Melchior, un joueur assidu des Sims, confiait d’ailleurs dans nos colonnes avoir pu assumer sa sexualité au grand jour grâce au célèbre jeu vidéo : « En manipulant chaque fait et gestes de mon alter ego Sims, c’est un peu comme si c’était moi qui faisait mes “premières fois”. Baisers, rapports sexuels, conjugalité… J’aspirais à devenir “ce type là” – mais secrètement. Comme si mes romances numériques étaient honteuses, clandestines… Petit à petit, le fait que l’homosexualité ne soit jamais pointée du doigt dans le jeu m’a amené à cultiver un rapport plus décomplexé vis-à-vis de moi. Je me suis dit : ça peut être aussi simple que ça ». Longtemps coupable tout désigné d’une forme de violence adolescente, le jeu vidéo permettrait ainsi en réalité d’expérimenter via un avatar, pour choisir ensuite ce que l’on souhaite transposer à la vie vécue.
« Tout se qui se passe sur Internet est une action politique »
Inspirée par ces discours, l’artiste Miyö VanStenis fait de l’espace numérique un lieu d’exploration sexuel politique. Via son programme pornographique virtuel Eroticissima, elle a d’ailleurs souhaité que « les gens puissent explorer leurs fantasmes, au maximum », et faire de la libido une force créative tout en mettant l’accent sur le consentement. « C’est pas tu vas arriver là-bas et niquer tout le monde. Il faut passer du temps avec une personne avant de débloquer certaines restrictions. C’est comme dans Mortal Kombat, sauf qu’à la place d’avoir une jauge qui descend quand les gens se tapent, là, tu as une jauge qui monte quand tu crées du lien, explique-t-elle. En créant un métavers, on efface les intermédiaires et on s’autonomise, c’est déjà une action politique en soi. Tout ce qui se passe sur Internet est une action politique. Évidemment il y a un point où le capitalisme s’approprie ces technologies… ça arrive avec tout anarchisme. Eroticissima ça ne traite pas que de sexualité, c’est aussi essayer d’aller plus loin dans son identité numérique. »

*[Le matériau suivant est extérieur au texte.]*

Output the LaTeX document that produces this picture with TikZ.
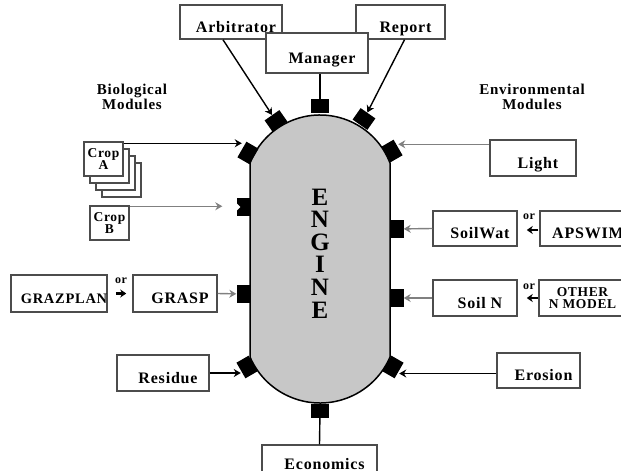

Tous ces écosystèmes numériques seraient donc pensés dans l’idée de permettre à quiconque d’aller plus loin dans la compréhension de son désir pour l’exercer plus sainement IRL ? C’est du moins l’idée derrière le concept imaginé par Miyö Van Stenis, qui oeuvre pour une sexualité épanouie et respectueuse, sur le net comme dans un lit.